• _What the exercise asks_
Only the lines from the one containing "Give me the matplotlib source for this chart." through the one containing "ax = fig.add_axes([0.109, 0.129, 0.888, 0.841])" should be duplicated, exactly as they appear. Pictures are to be left out.

• _Task input_

= = = = = = =

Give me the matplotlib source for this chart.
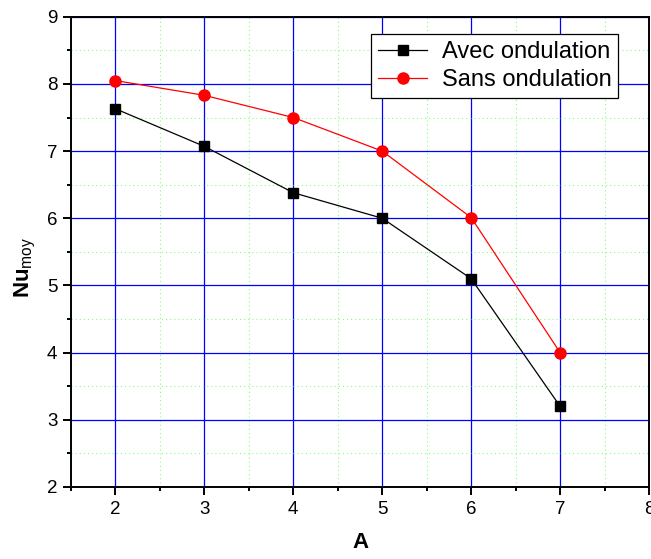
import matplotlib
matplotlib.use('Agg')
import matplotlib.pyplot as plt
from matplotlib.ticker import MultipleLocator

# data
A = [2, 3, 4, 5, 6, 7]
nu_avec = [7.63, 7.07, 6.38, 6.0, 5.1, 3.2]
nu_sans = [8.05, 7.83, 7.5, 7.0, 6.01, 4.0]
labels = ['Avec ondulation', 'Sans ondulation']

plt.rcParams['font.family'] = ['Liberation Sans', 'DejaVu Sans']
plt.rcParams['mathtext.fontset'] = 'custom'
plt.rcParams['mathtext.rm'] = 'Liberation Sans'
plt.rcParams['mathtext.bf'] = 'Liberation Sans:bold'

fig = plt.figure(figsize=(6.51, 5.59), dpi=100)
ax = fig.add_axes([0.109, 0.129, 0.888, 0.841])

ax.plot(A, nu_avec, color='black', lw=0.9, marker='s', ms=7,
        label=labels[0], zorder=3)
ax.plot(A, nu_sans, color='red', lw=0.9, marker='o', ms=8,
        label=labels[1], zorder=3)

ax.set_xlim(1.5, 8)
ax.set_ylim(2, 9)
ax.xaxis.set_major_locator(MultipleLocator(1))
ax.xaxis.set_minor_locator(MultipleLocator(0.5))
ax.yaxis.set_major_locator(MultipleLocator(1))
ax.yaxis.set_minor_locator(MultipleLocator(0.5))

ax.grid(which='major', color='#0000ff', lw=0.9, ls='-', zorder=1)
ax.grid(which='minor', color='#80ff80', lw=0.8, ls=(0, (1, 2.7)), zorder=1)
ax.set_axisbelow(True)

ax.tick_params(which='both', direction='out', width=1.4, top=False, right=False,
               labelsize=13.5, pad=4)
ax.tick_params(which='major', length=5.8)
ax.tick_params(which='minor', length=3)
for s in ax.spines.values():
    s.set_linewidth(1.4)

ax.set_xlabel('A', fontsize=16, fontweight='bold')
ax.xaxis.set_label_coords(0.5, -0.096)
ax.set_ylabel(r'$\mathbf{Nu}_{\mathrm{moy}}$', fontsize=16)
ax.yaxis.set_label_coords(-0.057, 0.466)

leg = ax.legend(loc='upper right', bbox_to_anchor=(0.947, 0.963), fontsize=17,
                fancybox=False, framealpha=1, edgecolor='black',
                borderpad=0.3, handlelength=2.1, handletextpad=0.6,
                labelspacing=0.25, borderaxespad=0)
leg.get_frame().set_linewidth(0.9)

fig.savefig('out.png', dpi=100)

= = = = = = =

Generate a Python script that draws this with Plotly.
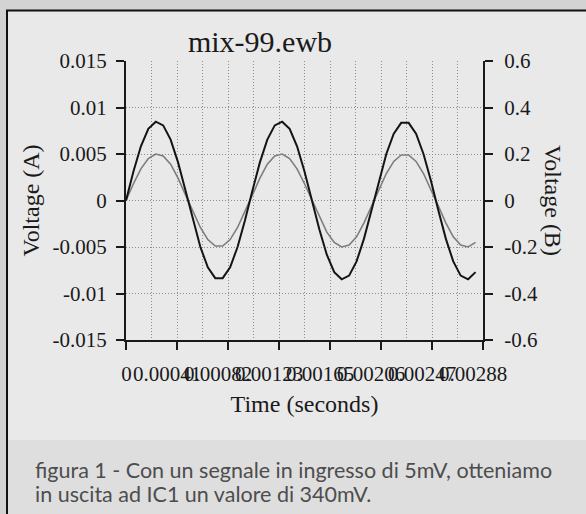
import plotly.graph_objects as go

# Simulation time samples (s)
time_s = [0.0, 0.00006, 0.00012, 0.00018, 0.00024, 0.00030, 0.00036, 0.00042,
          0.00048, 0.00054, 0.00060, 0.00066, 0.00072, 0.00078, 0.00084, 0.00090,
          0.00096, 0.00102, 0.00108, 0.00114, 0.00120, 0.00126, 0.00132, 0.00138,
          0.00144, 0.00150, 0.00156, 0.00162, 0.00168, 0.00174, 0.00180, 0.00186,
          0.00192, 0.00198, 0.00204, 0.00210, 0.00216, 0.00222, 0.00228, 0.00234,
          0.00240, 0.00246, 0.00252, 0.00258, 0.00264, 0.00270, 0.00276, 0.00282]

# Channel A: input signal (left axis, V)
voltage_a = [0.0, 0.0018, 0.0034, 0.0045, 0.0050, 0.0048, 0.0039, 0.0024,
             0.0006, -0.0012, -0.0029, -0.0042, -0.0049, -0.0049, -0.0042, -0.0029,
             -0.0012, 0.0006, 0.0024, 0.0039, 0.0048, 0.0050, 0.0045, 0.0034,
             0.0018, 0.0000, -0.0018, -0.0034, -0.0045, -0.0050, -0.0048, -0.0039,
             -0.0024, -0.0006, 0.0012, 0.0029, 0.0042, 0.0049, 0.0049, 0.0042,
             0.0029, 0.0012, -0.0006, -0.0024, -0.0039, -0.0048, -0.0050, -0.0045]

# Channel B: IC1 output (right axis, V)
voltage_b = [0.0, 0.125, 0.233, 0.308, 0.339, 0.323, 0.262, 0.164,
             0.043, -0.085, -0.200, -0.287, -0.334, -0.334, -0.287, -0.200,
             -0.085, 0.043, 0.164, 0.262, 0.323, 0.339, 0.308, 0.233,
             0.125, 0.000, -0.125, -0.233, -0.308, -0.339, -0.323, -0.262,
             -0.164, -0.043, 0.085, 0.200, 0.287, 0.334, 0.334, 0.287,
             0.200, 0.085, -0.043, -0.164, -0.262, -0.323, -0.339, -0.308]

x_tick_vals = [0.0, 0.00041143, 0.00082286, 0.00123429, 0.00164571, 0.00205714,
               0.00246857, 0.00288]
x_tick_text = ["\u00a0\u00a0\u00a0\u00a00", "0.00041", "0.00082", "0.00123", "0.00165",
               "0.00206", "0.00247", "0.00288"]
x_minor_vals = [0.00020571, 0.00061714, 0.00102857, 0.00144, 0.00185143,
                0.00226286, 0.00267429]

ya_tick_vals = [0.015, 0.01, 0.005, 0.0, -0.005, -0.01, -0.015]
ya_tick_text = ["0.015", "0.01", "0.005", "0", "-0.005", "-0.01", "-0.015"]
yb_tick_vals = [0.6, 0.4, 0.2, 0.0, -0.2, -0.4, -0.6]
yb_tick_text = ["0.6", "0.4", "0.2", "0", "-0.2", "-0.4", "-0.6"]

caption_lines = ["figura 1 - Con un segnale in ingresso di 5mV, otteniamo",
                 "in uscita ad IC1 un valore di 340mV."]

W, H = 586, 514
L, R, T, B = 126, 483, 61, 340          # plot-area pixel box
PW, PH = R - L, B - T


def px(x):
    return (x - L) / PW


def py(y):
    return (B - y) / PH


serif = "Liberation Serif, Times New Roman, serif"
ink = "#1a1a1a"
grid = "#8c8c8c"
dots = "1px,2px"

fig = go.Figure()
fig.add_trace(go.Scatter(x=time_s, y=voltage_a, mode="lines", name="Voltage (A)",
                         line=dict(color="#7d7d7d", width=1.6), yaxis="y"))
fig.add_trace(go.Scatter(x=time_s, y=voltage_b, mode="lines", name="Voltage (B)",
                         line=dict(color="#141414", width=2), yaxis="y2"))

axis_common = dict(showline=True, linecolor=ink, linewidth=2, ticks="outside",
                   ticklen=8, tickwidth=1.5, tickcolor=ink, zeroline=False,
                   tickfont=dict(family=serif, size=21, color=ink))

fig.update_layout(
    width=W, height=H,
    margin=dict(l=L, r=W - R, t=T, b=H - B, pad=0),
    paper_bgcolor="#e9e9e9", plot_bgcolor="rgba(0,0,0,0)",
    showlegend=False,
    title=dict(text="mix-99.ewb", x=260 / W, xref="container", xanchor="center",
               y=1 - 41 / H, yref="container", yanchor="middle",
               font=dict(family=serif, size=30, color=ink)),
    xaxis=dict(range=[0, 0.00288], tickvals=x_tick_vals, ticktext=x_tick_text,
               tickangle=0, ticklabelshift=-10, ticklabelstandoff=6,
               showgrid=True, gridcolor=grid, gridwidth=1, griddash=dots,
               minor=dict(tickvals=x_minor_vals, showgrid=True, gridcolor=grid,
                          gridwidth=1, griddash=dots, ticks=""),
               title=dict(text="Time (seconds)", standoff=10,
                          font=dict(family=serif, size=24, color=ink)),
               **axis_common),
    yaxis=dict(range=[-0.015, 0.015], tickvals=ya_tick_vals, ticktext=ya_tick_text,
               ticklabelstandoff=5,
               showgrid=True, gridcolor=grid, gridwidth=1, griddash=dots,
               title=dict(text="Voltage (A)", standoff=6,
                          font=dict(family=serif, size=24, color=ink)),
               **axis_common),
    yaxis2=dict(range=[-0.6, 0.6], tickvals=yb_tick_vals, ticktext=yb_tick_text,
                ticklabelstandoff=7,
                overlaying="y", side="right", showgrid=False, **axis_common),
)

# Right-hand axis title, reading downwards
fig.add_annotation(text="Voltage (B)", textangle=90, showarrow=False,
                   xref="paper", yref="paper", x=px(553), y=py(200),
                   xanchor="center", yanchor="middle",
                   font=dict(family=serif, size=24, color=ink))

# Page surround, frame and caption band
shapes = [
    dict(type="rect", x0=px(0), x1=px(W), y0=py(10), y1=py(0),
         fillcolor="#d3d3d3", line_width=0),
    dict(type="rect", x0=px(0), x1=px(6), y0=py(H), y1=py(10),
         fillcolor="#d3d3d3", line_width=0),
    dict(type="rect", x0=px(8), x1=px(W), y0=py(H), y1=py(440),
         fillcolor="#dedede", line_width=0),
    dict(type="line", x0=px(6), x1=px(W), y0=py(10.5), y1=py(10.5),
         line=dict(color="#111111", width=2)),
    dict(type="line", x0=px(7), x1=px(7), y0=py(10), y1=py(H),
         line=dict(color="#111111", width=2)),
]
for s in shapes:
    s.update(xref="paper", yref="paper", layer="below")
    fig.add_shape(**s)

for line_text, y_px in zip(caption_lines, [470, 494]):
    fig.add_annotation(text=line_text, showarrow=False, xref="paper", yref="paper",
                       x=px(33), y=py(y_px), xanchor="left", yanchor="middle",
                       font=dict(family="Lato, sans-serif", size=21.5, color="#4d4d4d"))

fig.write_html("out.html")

= = = = = = =

• _Solution for this exercise_
Give me the matplotlib source for this chart.
import matplotlib
matplotlib.use('Agg')
import matplotlib.pyplot as plt
from matplotlib.ticker import MultipleLocator

# data
A = [2, 3, 4, 5, 6, 7]
nu_avec = [7.63, 7.07, 6.38, 6.0, 5.1, 3.2]
nu_sans = [8.05, 7.83, 7.5, 7.0, 6.01, 4.0]
labels = ['Avec ondulation', 'Sans ondulation']

plt.rcParams['font.family'] = ['Liberation Sans', 'DejaVu Sans']
plt.rcParams['mathtext.fontset'] = 'custom'
plt.rcParams['mathtext.rm'] = 'Liberation Sans'
plt.rcParams['mathtext.bf'] = 'Liberation Sans:bold'

fig = plt.figure(figsize=(6.51, 5.59), dpi=100)
ax = fig.add_axes([0.109, 0.129, 0.888, 0.841])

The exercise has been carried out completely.